(Figure scripts)
########

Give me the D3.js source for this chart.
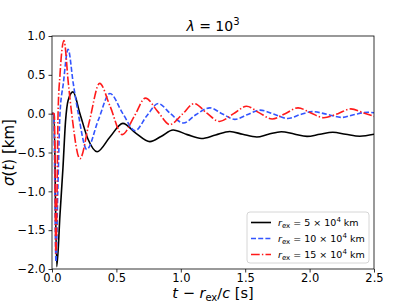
<!DOCTYPE html>
<html lang="en">
<head>
<meta charset="utf-8" />
<title>sigma(t)</title>
<script src="https://cdn.jsdelivr.net/npm/d3@7"></script>
<style>
  body { margin: 0; background: #fff; }
  text { font-family: "DejaVu Sans", sans-serif; }
</style>
</head>
<body>
<div id="chart"></div>
<script>
// ---- data ----
var xTicks = [0.0, 0.5, 1.0, 1.5, 2.0, 2.5];
var yTicks = [-2.0, -1.5, -1.0, -0.5, 0.0, 0.5, 1.0];

// r_ex = 5e4 km
var t5 = [0, 0.015, 0.037, 0.062, 0.085, 0.105, 0.125, 0.163, 0.217, 0.28, 0.35, 0.45, 0.55, 0.65, 0.76, 0.85, 0.94, 1.05, 1.16, 1.27, 1.38, 1.48, 1.59, 1.68, 1.78, 1.88, 1.98, 2.08, 2.18, 2.28, 2.39, 2.5];
var s5 = [0, 0, -1.97, -1.3, -0.7, -0.1, 0.17, 0.28, 0.0, -0.33, -0.49, -0.3, -0.125, -0.25, -0.36, -0.29, -0.21, -0.27, -0.32, -0.275, -0.23, -0.265, -0.30, -0.265, -0.232, -0.262, -0.293, -0.265, -0.24, -0.265, -0.29, -0.265];

// r_ex = 10e4 km
var t10 = [0, 0.013, 0.031, 0.045, 0.062, 0.088, 0.125, 0.165, 0.204, 0.27, 0.36, 0.45, 0.55, 0.645, 0.735, 0.825, 0.92, 1.02, 1.12, 1.225, 1.32, 1.42, 1.52, 1.615, 1.72, 1.83, 1.93, 2.02, 2.14, 2.25, 2.35, 2.45, 2.5];
var s10 = [0, 0, -1.91, -1.0, 0, 0.39, 0.83, 0.39, 0, -0.46, -0.08, 0.26, 0.0, -0.22, -0.03, 0.13, 0.0, -0.12, -0.01, 0.075, 0.0, -0.073, -0.01, 0.046, -0.005, -0.062, -0.01, 0.026, -0.01, -0.048, -0.01, 0.018, 0.012];

// r_ex = 15e4 km
var t15 = [0, 0.018, 0.03, 0.04, 0.047, 0.062, 0.093, 0.127, 0.153, 0.217, 0.29, 0.37, 0.45, 0.545, 0.64, 0.725, 0.82, 0.915, 1.01, 1.105, 1.2, 1.30, 1.41, 1.51, 1.61, 1.71, 1.81, 1.91, 2.01, 2.11, 2.22, 2.32, 2.42, 2.5];
var s15 = [0, 0, -1.8, -0.9, 0, 0.5, 0.94, 0.39, 0, -0.58, -0.1, 0.39, 0.1, -0.27, -0.03, 0.20, 0.03, -0.14, -0.01, 0.13, 0.01, -0.10, 0.0, 0.095, 0.01, -0.068, 0.0, 0.075, 0.01, -0.053, 0.0, 0.062, 0.01, -0.035];

var seriesNames = ["5", "10", "15"];
var seriesT = [t5, t10, t15];
var seriesS = [s5, s10, s15];
var seriesColor = ["#000000", "#3355ff", "#ff1a1a"];
var seriesDash = [null, "5,2.2", "8.7,2.2,1.4,2.2"];

// ---- layout ----
var W = 416, H = 303;
var margin = {top: 36, right: 42, bottom: 34, left: 52};
var width = W - margin.left - margin.right,
    height = H - margin.top - margin.bottom;

var svg = d3.select("#chart").append("svg")
    .attr("width", W)
    .attr("height", H);

var g = svg.append("g")
    .attr("transform", "translate(" + margin.left + "," + margin.top + ")");

var x = d3.scaleLinear().domain([0, 2.5]).range([0, width]);
var y = d3.scaleLinear().domain([-2, 1]).range([height, 0]);

var fmt = d3.format(".1f");

// axes
var xAxis = g.append("g")
    .attr("transform", "translate(0," + height + ")")
    .call(d3.axisBottom(x).tickValues(xTicks).tickFormat(fmt).tickSize(3.5).tickPadding(1.5));
var yAxis = g.append("g")
    .call(d3.axisLeft(y).tickValues(yTicks).tickFormat(fmt).tickSize(3.5).tickPadding(3));
[xAxis, yAxis].forEach(function(a) {
  a.select(".domain").remove();
  a.selectAll("text").style("font-size", "11.5px").attr("fill", "#000");
  a.selectAll("line").attr("stroke", "#000").attr("stroke-width", 0.8);
});

// curves
var clip = g.append("clipPath").attr("id", "clip")
  .append("rect").attr("width", width).attr("height", height + 2).attr("y", -1);

var line = d3.line()
    .x(function(d) { return x(d[0]); })
    .y(function(d) { return y(d[1]); })
    .curve(d3.curveMonotoneX);

seriesT.forEach(function(ts, i) {
  var pts = ts.map(function(t, j) { return [t, seriesS[i][j]]; });
  g.append("path")
    .datum(pts)
    .attr("clip-path", "url(#clip)")
    .attr("fill", "none")
    .attr("stroke", seriesColor[i])
    .attr("stroke-width", 1.6)
    .attr("stroke-dasharray", seriesDash[i])
    .attr("d", line);
});

// frame
g.append("rect")
  .attr("width", width).attr("height", height)
  .attr("fill", "none").attr("stroke", "#000").attr("stroke-width", 0.8);

// title
var title = svg.append("text")
  .attr("x", margin.left + width / 2)
  .attr("y", 31)
  .attr("text-anchor", "middle")
  .style("font-size", "14px");
title.append("tspan").style("font-style", "italic").text("λ");
title.append("tspan").text(" = 10");
title.append("tspan").attr("dy", -6).style("font-size", "10px").text("3");

// y label
var ylab = svg.append("text")
  .attr("transform", "translate(14," + (margin.top + height / 2) + ") rotate(-90)")
  .attr("text-anchor", "middle")
  .style("font-size", "15px");
ylab.append("tspan").style("font-style", "italic").text("σ");
ylab.append("tspan").text("(");
ylab.append("tspan").style("font-style", "italic").text("t");
ylab.append("tspan").text(") [km]");

// x label
var xlab = svg.append("text")
  .attr("x", margin.left + width / 2)
  .attr("y", 297.5)
  .attr("text-anchor", "middle")
  .style("font-size", "14.5px");
xlab.append("tspan").style("font-style", "italic").text("t");
xlab.append("tspan").text(" − ");
xlab.append("tspan").style("font-style", "italic").text("r");
xlab.append("tspan").attr("dy", 3).style("font-size", "10px").text("ex");
xlab.append("tspan").attr("dy", -3).text("/");
xlab.append("tspan").style("font-style", "italic").text("c");
xlab.append("tspan").text(" [s]");

// legend
var lg = svg.append("g").attr("transform", "translate(247,212)");
lg.append("rect")
  .attr("width", 122).attr("height", 51)
  .attr("rx", 3)
  .attr("fill", "#fff").attr("fill-opacity", 0.8)
  .attr("stroke", "#cccccc").attr("stroke-width", 0.8);

seriesNames.forEach(function(n, i) {
  var yy = 10.5 + i * 16;
  lg.append("line")
    .attr("x1", 4).attr("x2", 24)
    .attr("y1", yy).attr("y2", yy)
    .attr("stroke", seriesColor[i])
    .attr("stroke-width", 1.6)
    .attr("stroke-dasharray", seriesDash[i]);
  var t = lg.append("text")
    .attr("x", 31).attr("y", yy + 3.5)
    .style("font-size", "9.5px");
  t.append("tspan").style("font-style", "italic").text("r");
  t.append("tspan").attr("dy", 2.2).style("font-size", "7px").text("ex");
  t.append("tspan").attr("dy", -2.2).text(" = " + n + " × 10");
  t.append("tspan").attr("dy", -4).style("font-size", "7px").text("4");
  t.append("tspan").attr("dy", 4).text(" km");
});
</script>
</body>
</html>
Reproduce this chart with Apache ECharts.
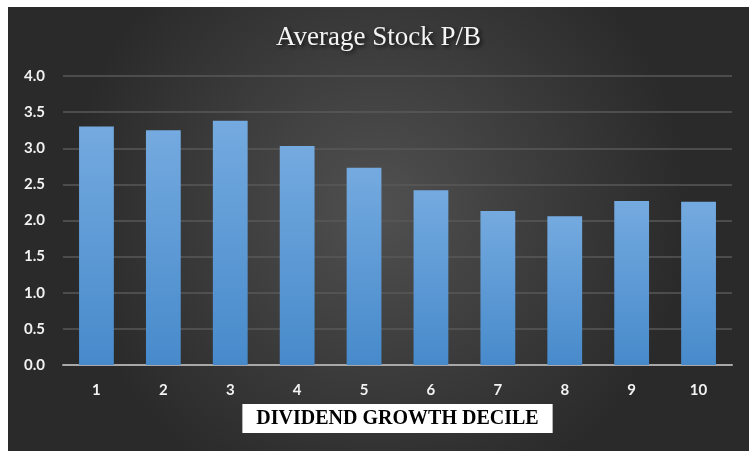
<!DOCTYPE html>
<html>
<head>
<meta charset="utf-8">
<script src="https://cdn.jsdelivr.net/npm/echarts@6/dist/echarts.min.js"></script>
<style>
  html, body { margin: 0; padding: 0; background: #fff; }
  #chart { position: absolute; left: 8px; top: 7px; width: 741px; height: 444px; }
</style>
</head>
<body>
<div id="chart"></div>
<script>
// deciles and average P/B
const deciles = ['1', '2', '3', '4', '5', '6', '7', '8', '9', '10']
const avgPB = [3.30, 3.25, 3.38, 3.03, 2.73, 2.42, 2.13, 2.06, 2.27, 2.26]
const yTicks = { min: 0, max: 4, interval: 0.5 }

const chart = echarts.init(document.getElementById('chart'))
chart.setOption({
  backgroundColor: new echarts.graphic.RadialGradient(0.5, 0.45, 0.7, [
    { offset: 0, color: '#505050' },
    { offset: 1, color: '#2a2a2a' }
  ]),
  title: {
    text: 'Average Stock P/B',
    left: 'center',
    top: 12,
    textStyle: {
      color: '#f4f4f4',
      fontFamily: 'Liberation Serif',
      fontWeight: 'normal',
      fontSize: 27,
      textShadowColor: 'rgba(0,0,0,0.8)',
      textShadowBlur: 4,
      textShadowOffsetX: 2,
      textShadowOffsetY: 2
    }
  },
  grid: { left: 55, right: 17, top: 69, bottom: 86 },
  xAxis: {
    type: 'category',
    data: deciles,
    axisTick: { show: false },
    axisLine: { lineStyle: { color: '#a8a8a8', width: 2 } },
    axisLabel: {
      color: '#f2f2f2',
      fontFamily: 'Lato',
      fontWeight: 'bold',
      fontSize: 15,
      margin: 18
    },
    name: 'DIVIDEND GROWTH DECILE',
    nameLocation: 'middle',
    nameGap: 39,
    nameTextStyle: {
      color: '#000',
      fontFamily: 'Liberation Serif',
      fontWeight: 'bold',
      fontSize: 20,
      backgroundColor: '#fff',
      padding: [5, 14, 4, 14]
    }
  },
  yAxis: {
    type: 'value',
    min: yTicks.min,
    max: yTicks.max,
    interval: yTicks.interval,
    axisLabel: {
      color: '#f2f2f2',
      fontFamily: 'Lato',
      fontWeight: 'bold',
      fontSize: 15,
      margin: 18,
      formatter: v => v.toFixed(1)
    },
    splitLine: { lineStyle: { color: '#585858', width: 1.5 } }
  },
  series: [{
    type: 'bar',
    data: avgPB,
    barWidth: '52%',
    itemStyle: {
      color: new echarts.graphic.LinearGradient(0, 0, 0, 1, [
        { offset: 0, color: '#74aadf' },
        { offset: 1, color: '#478acb' }
      ]),
      shadowColor: 'rgba(0,0,0,0.55)',
      shadowBlur: 7,
      shadowOffsetX: 3,
      shadowOffsetY: 2
    }
  }]
})
</script>
</body>
</html>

########

Repeat the lines of the listing above verbatim, beginning at its first line and ending at the line containing "-0.265, -0.29, -0.265];", which is included. Omit pictures.

Give me the D3.js source for this chart.
<!DOCTYPE html>
<html lang="en">
<head>
<meta charset="utf-8" />
<title>sigma(t)</title>
<script src="https://cdn.jsdelivr.net/npm/d3@7"></script>
<style>
  body { margin: 0; background: #fff; }
  text { font-family: "DejaVu Sans", sans-serif; }
</style>
</head>
<body>
<div id="chart"></div>
<script>
// ---- data ----
var xTicks = [0.0, 0.5, 1.0, 1.5, 2.0, 2.5];
var yTicks = [-2.0, -1.5, -1.0, -0.5, 0.0, 0.5, 1.0];

// r_ex = 5e4 km
var t5 = [0, 0.015, 0.037, 0.062, 0.085, 0.105, 0.125, 0.163, 0.217, 0.28, 0.35, 0.45, 0.55, 0.65, 0.76, 0.85, 0.94, 1.05, 1.16, 1.27, 1.38, 1.48, 1.59, 1.68, 1.78, 1.88, 1.98, 2.08, 2.18, 2.28, 2.39, 2.5];
var s5 = [0, 0, -1.97, -1.3, -0.7, -0.1, 0.17, 0.28, 0.0, -0.33, -0.49, -0.3, -0.125, -0.25, -0.36, -0.29, -0.21, -0.27, -0.32, -0.275, -0.23, -0.265, -0.30, -0.265, -0.232, -0.262, -0.293, -0.265, -0.24, -0.265, -0.29, -0.265];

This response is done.